Weeks later he returned still a child, but gone was his youthful exuberance. What replaced it was a deep bitterness for authority and a cruel knowledge about the ins and outs of a youth detention center, something no child should know so much about. And because he had been gone for several weeks, his grades had plummeted and so had his determination and attitude toward school. I was happy to have him back, despite the fact that he was either wreaking havoc in the halls, skipping class, or in disciplinary trouble. But what do you do with a child who has experienced the harsh realities of a detention center? I continued to let him know that I was happy he was at school and that I would always be there for him.

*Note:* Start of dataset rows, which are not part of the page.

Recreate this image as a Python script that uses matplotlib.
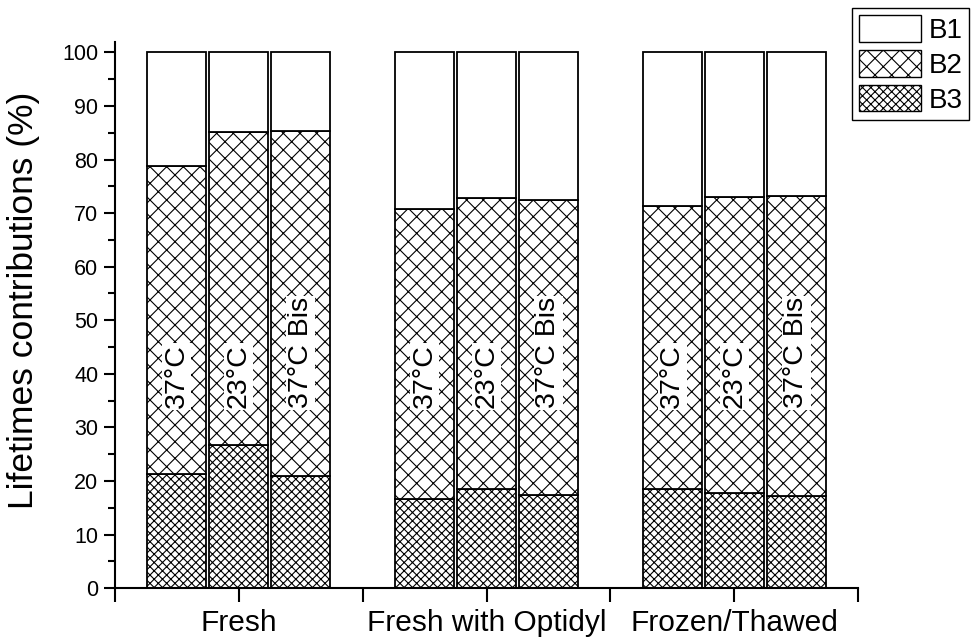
import numpy as np
import matplotlib.pyplot as plt
from matplotlib.patches import Patch
from matplotlib.ticker import MultipleLocator

plt.rcParams['font.family'] = ['Liberation Sans', 'DejaVu Sans']
plt.rcParams['hatch.linewidth'] = 0.8

groups = ['Fresh', 'Fresh with Optidyl', 'Frozen/Thawed']
conditions = ['37°C', '23°C', '37°C Bis']

# contributions (%) per group, in the order of conditions
b3 = [[21.3, 26.8, 21.0],
      [16.6, 18.5, 17.3],
      [18.5, 17.8, 17.1]]
b2 = [[57.5, 58.4, 64.4],
      [54.2, 54.3, 55.1],
      [52.9, 55.2, 56.1]]
b1 = [[21.2, 14.8, 14.6],
      [29.2, 27.2, 27.6],
      [28.6, 27.0, 26.8]]

fig = plt.figure(figsize=(9.73, 6.42), dpi=100)
ax = fig.add_axes([0.118, 0.084, 0.764, 0.851])

width = 0.24
step = 0.25
for g in range(len(groups)):
    for c in range(len(conditions)):
        x = g + 1 + (c - 1) * step
        ax.bar(x, b3[g][c], width, color='white', edgecolor='black',
               hatch='xxxx', linewidth=1.3)
        ax.bar(x, b2[g][c], width, bottom=b3[g][c], color='white',
               edgecolor='black', hatch='xx', linewidth=1.3)
        ax.bar(x, b1[g][c], width, bottom=b3[g][c] + b2[g][c],
               color='white', edgecolor='black', linewidth=1.3)
        ax.text(x, 33.6, conditions[c], rotation=90, ha='center',
                va='bottom', fontsize=20.5,
                bbox=dict(facecolor='white', edgecolor='none', pad=1))

ax.set_xlim(0.5, 3.5)
ax.set_ylim(0, 102)
ax.set_xticks([1, 2, 3])
ax.set_xticklabels(groups)
ax.set_xticks([0.5, 1.5, 2.5, 3.5], minor=True)
ax.yaxis.set_major_locator(MultipleLocator(10))
ax.yaxis.set_minor_locator(MultipleLocator(5))
ax.tick_params(axis='y', which='major', length=8, width=1.5,
               labelsize=15.5, pad=4)
ax.tick_params(axis='y', which='minor', length=5, width=1.5)
ax.tick_params(axis='x', which='both', length=10, width=1.5,
               labelsize=21.5, pad=5)
ax.set_ylabel('Lifetimes contributions (%)', fontsize=25.5)
ax.yaxis.set_label_coords(-0.101, 0.527)

for side in ['top', 'right']:
    ax.spines[side].set_visible(False)
for side in ['left', 'bottom']:
    ax.spines[side].set_linewidth(1.5)

handles = [Patch(facecolor='white', edgecolor='black', label='B1'),
           Patch(facecolor='white', edgecolor='black', hatch='xx', label='B2'),
           Patch(facecolor='white', edgecolor='black', hatch='xxxx', label='B3')]
leg = fig.legend(handles=handles, loc='upper left',
                 bbox_to_anchor=(852 / 973, 1 - 8 / 642), fontsize=20,
                 handlelength=2.25, handleheight=1.1, labelspacing=0.22,
                 handletextpad=0.25, borderpad=0.25, borderaxespad=0,
                 fancybox=False, framealpha=1)
leg.get_frame().set_edgecolor('black')
leg.get_frame().set_linewidth(1)

fig.savefig('out.png', dpi=100)
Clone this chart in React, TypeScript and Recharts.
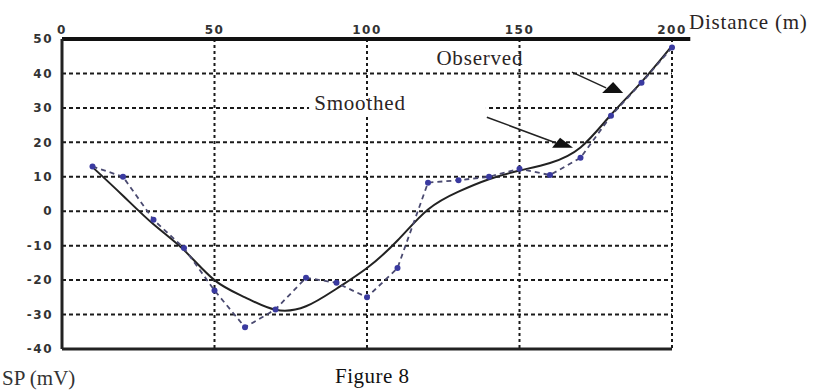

It was during his first few weeks back that we really bonded, as he shared with me why he is always so angry. After hearing his story, I had never empathized with a student so much—we had both experienced an unimaginable loss due to gun violence. I felt his anger and pain. That day we both gained a deeper understanding and connection with each other. Since then, J has come to me on several occasions whether it’s him opening up to me about what happened the night he got arrested, coming to find me instead of fighting with another student (because he’s heard me say, “J, people will try to provoke you, and you’re the only one who can control your own behavior. If you feel like you’re going to snap you need to remove yourself from the situation”), or just walking into the City Year office to say hello.
Things have certainly not been easy for J. His grades aren’t great and his relationship with teachers and administration is rocky. But he knows that with me he is able to open up and express himself, even when it seems like no one else is there for him. It fills my heart with joy to know that this boy knows that, as his mentor, I am always his advocate. City Year has provided me the opportunity to cultivate meaningful relationships students outside of the classroom, and I am so grateful to have met students, like J, and help them to develop a strong sense of self and purpose in the world.